Avec finesse, l’auteur dévoile un autre tenant de l’histoire latino-américaine, à savoir comment le continent est devenu le refuge de certains officiers nazis à la fin du second conflit mondial. Cet aspect historique ancre le récit dans une réalité que l’on a, par ailleurs, bien du mal à fixer, tant le sujet de l’histoire tend à se confondre avec l’universel. Que lit-on ici, si ce n’est l’histoire de la femme en général, de son enfance à sa mort? Que lit-on, si ce n’est l’éternelle et désespérante marche du monde? Thème déjà bien éculé, mais l’auteure fait preuve de génie en déclinant le personnage féminin au travers des trois âges qui le compose. Violette a peu d’importance, elle est un maillon obligatoire mais éphémère, la jeunesse fugace dont on ne sait que faire. Vera Candida en femme accomplie et Rosa en vieille avertie sont des incarnations sublimes des deux plus importantes facettes de la vie des femmes.

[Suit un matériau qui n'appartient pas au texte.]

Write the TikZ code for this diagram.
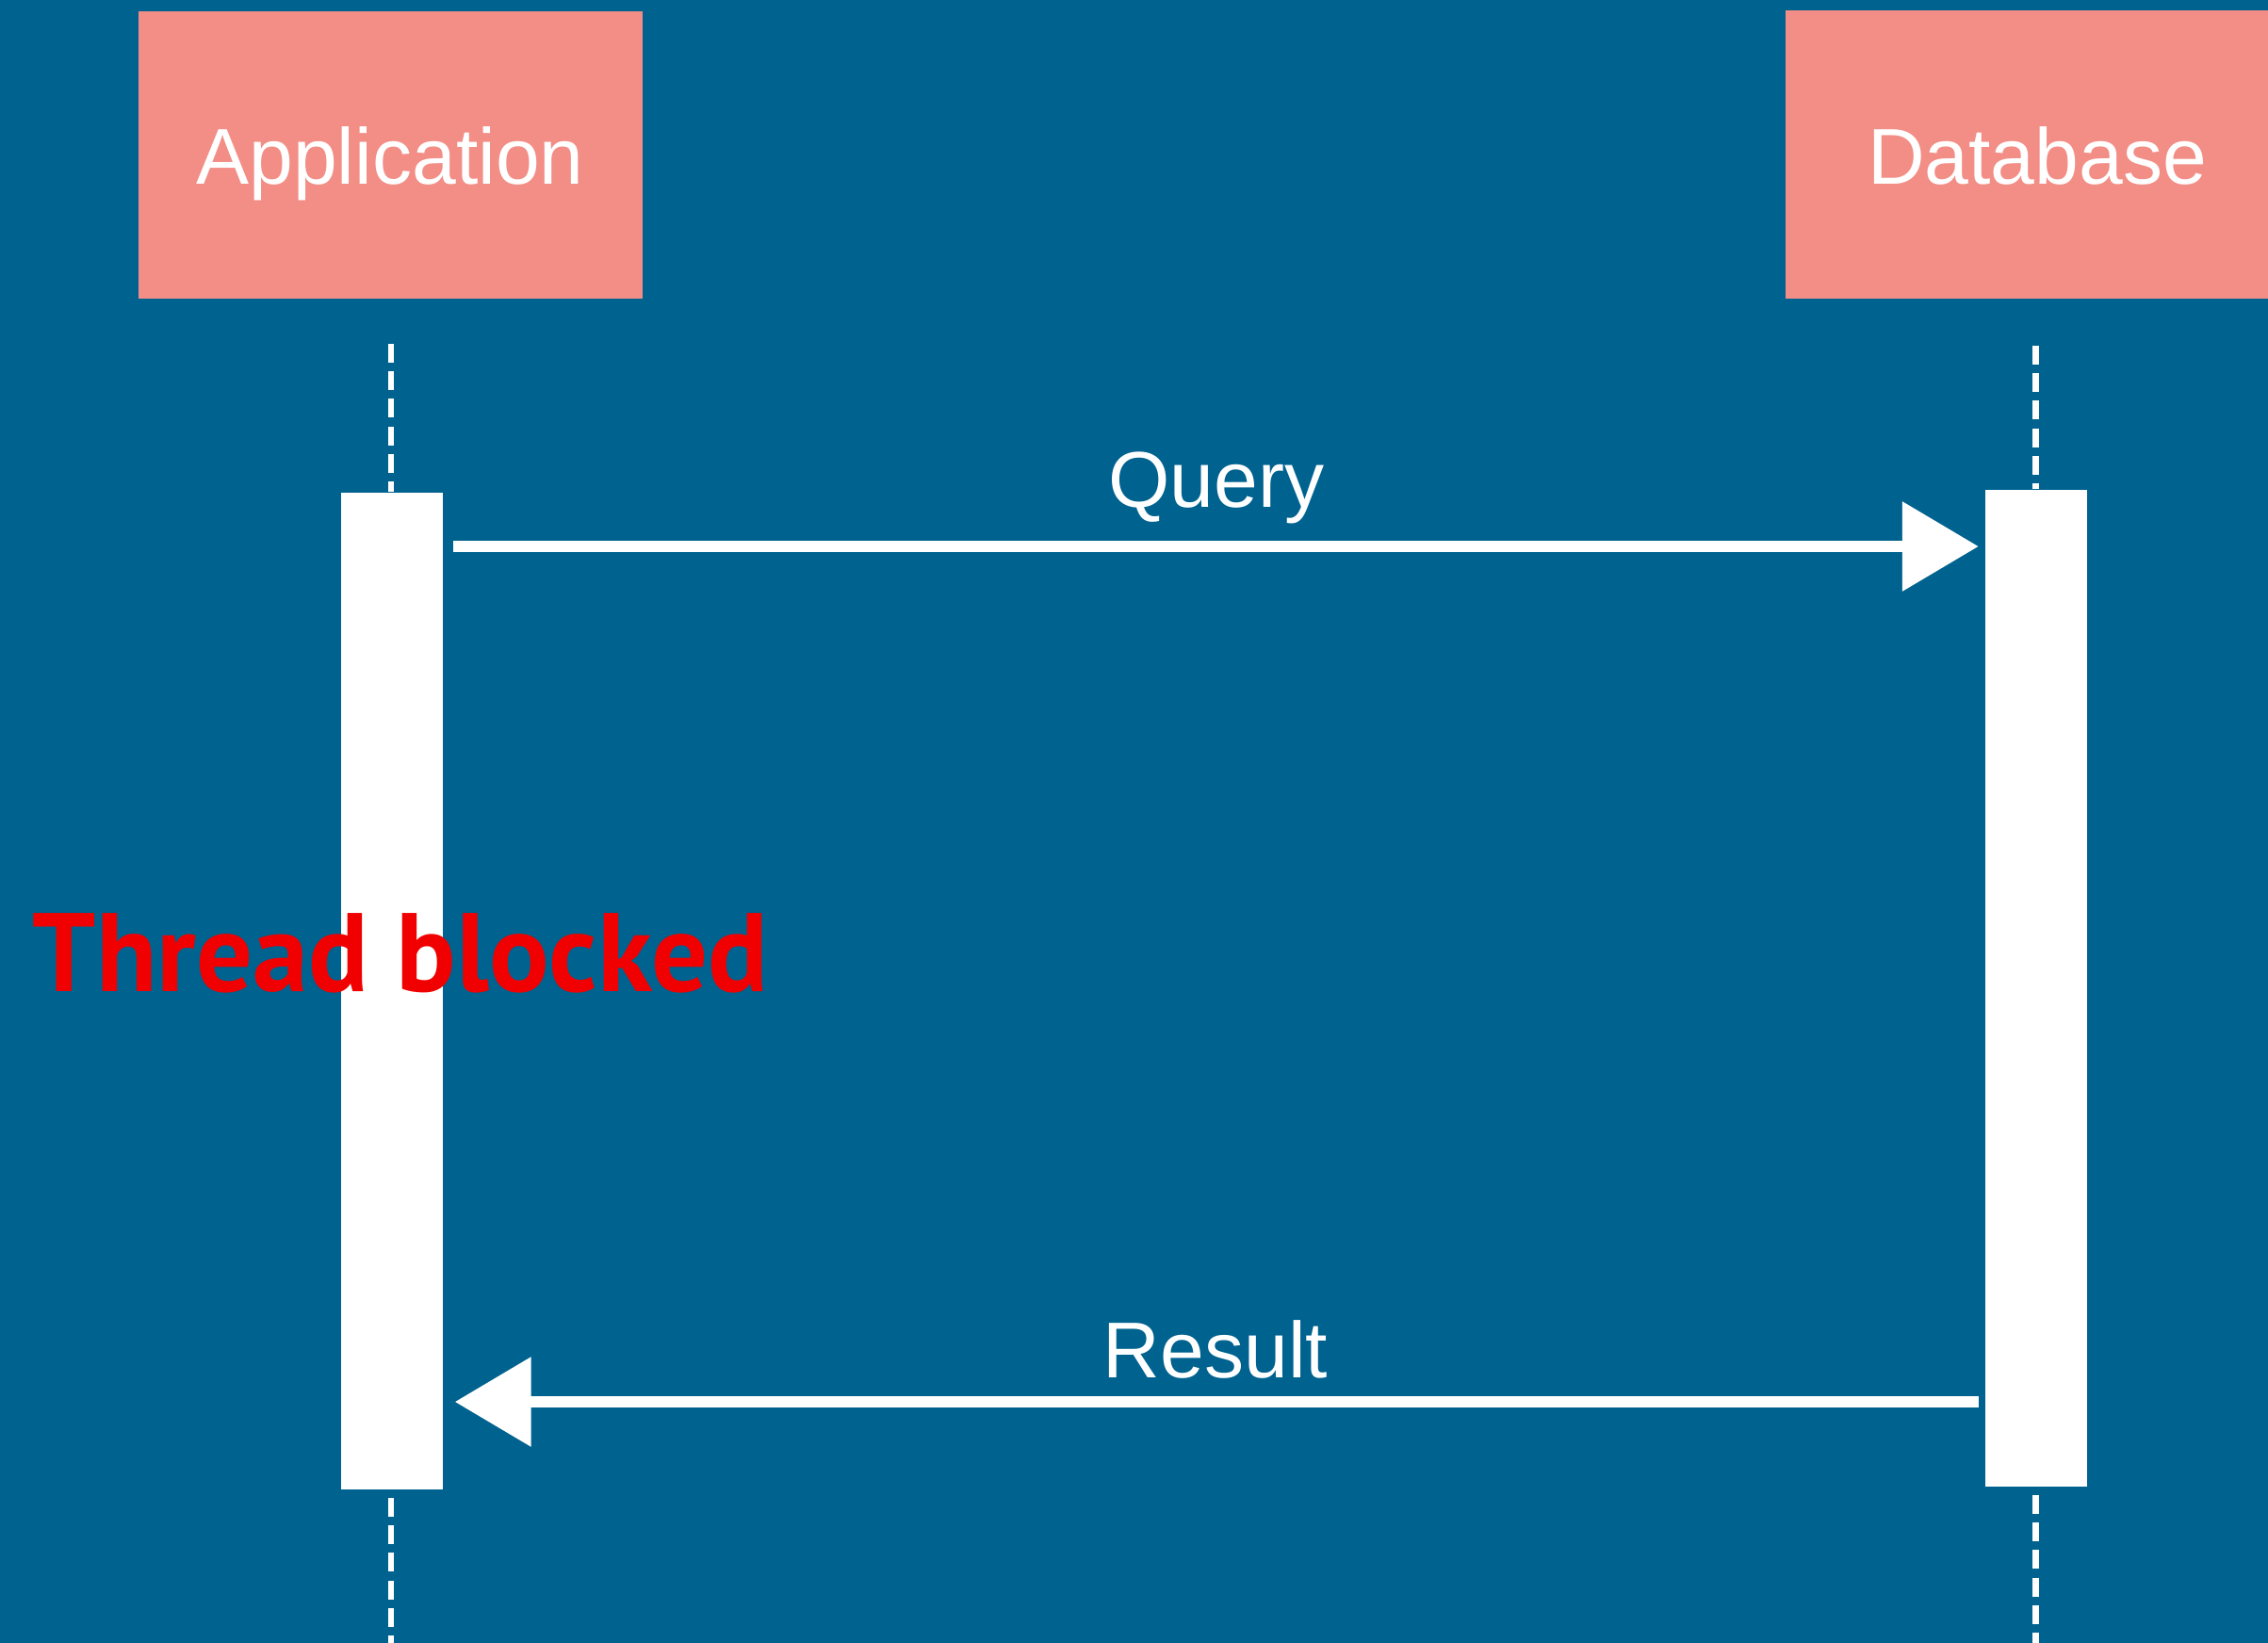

Le récit file à toute allure. Ébouriffant, le texte sait aussi être impertinent à force d’effets dilatoires. Le prologue/épilogue rend avide, immédiatement. Et le titre ? Qui sait quoi de Vera Candida ? Qui donc nous raconte cette histoire ? Où est le narrateur ? Est-ce l’auteure, humblement qui nous livre sa création en l’état, non achevée ? Est-ce un biographe anonyme qui a retourné le passé ? Est-ce moi, lectrice, qui glane au fil des pages des indices et des semi-vérités ? Voilà bien le premier et le dernier mystère de ce livre étourdissant.